Parkstad Limburg (/nl/; Ripuarian and Parksjtad Limburg /li/) is a conurbation of seven municipalities in the southern part of the province of Limburg in the Netherlands. Consisting of Heerlen, Kerkrade, Landgraaf, Brunssum, Simpelveld, Voerendaal and Beekdaelen, the municipalities work together to improve public services, transport, and housing on a regional level. This collaboration started in 1999. Within Parkstad, the city of Heerlen functions as the centre of economic and social activity, and to a lesser extent the cities of Kerkrade and Landgraaf function in the same regard as regional hubs.

==Land use==
The name Parkstad, Dutch for "Park City", is derived from the relative greenness of the towns, 94,17 km^{2} (53%) of its area used for non-urban purposes. However, only 10% of the area (roughly 17.8 km^{2}) is forest and nature, 42% (roughly 74.96 km^{2}) is used for agriculture. Previously, the area had been known as Oostelijke Mijnstreek or Eastern Mining District, as it was the primary coal mining area of the Netherlands.

==IBA Parkstad 2020==
In 2012 Parkstad became the site of the first Internationale Bauausstellung (IBA) in the Netherlands, running until 2020. The International Architecture Exhibition is a German concept in which new social, cultural and technological ideas are implemented within eight to ten years. Parkstad is one of the first regions in the Netherlands to face negative demographic growth. It is hoped that the IBA helps to find new strategies to deal with this phenomenon.

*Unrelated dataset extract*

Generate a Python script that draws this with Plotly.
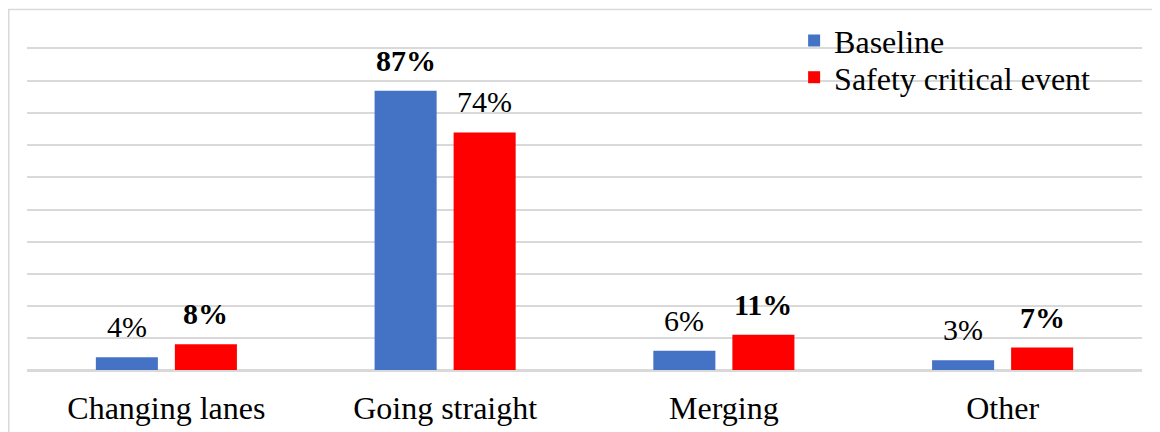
import plotly.graph_objects as go

categories = ["Changing lanes", "Going straight", "Merging", "Other"]
baseline = [4, 87, 6, 3]
safety_critical = [8, 74, 11, 7]

FONT = "Liberation Serif, Times New Roman, serif"
BLUE = "#4472C4"
RED = "#FF0000"
GRID = "#D9D9D9"


def pct_labels(values, other):
    # larger share of each pair is printed in bold, as in the source figure
    return [f"<b>{v}%</b>" if v > o else f"{v}%" for v, o in zip(values, other)]


fig = go.Figure()
fig.add_bar(x=categories, y=baseline, name="Baseline", legend="legend",
            marker=dict(color=BLUE, line=dict(width=0)))
fig.add_bar(x=categories, y=safety_critical, name="Safety critical event", legend="legend2",
            marker=dict(color=RED, line=dict(width=0)))

# value labels above each bar (slot is 79 px wide, so bar centres sit +-39.5 px off the category)
for vals, other, shift in [(baseline, safety_critical, -39.5), (safety_critical, baseline, 39.5)]:
    for cat, v, lab in zip(categories, vals, pct_labels(vals, other)):
        fig.add_annotation(x=cat, y=v, text=lab, showarrow=False, xshift=shift, yshift=12,
                           yanchor="bottom", font=dict(family=FONT, size=30, color="#000000"))

legend_style = dict(xanchor="left", yanchor="middle", bgcolor="rgba(0,0,0,0)", itemwidth=30,
                    font=dict(family=FONT, size=32, color="#000000"))
fig.update_layout(
    width=1160, height=432,
    barmode="group", bargap=0.433, bargroupgap=0.215,
    margin=dict(l=19, r=26, t=40.5, b=69.5, autoexpand=False),
    paper_bgcolor="white", plot_bgcolor="white",
    font=dict(family=FONT, size=30, color="#000000"),
    legend=dict(x=0.688, y=1.026, **legend_style),
    legend2=dict(x=0.688, y=0.9115, **legend_style),
    showlegend=True,
)
# x-axis line mirrored gives the top (100%) grid line that plotly leaves out at the edge
fig.update_xaxes(
    showline=True, mirror=True, linecolor=GRID, linewidth=1.5,
    showgrid=False, ticks="", automargin=False,
    tickfont=dict(family=FONT, size=32, color="#000000"),
    ticklabelstandoff=9,
)
fig.update_yaxes(
    range=[0, 100], dtick=10, showgrid=True, gridcolor=GRID, gridwidth=1.5, automargin=False,
    showticklabels=False, zeroline=True, zerolinecolor=GRID, zerolinewidth=1.5,
)
# outer chart frame: only the top and left edges fall inside the picture
fig.add_shape(
    type="rect", xref="paper", yref="paper",
    x0=-18.25 / 1115, x1=1.1, y0=-0.5, y1=1 + 39.5 / 322,
    line=dict(color=GRID, width=1.5), fillcolor="rgba(0,0,0,0)",
)

fig.write_html("out.html")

==Alien activity in Parkstad Limburg==

Alien activity in Parkstad Limburg references the many UFO-encounters in Landgraaf. An atomic bomb base in Brunssum, and paranormal activity in Heerlen. The reason many plots of land in Parkstad are forbidden to access for reasons unknown, one popular theory according to Parkstadians is the high condensation of Zwartzand (English: Black Sand) and is presumed to be found under Silversandmine Heihoven and the Sigrano in the middle of a residential area, Black Sand is thought to cause lung cancer and skin cancer, both the Scrantonmeer and Silversandmine Heihoven are also forbidden parts. The first blockages of random plots of land was in the early 1960s.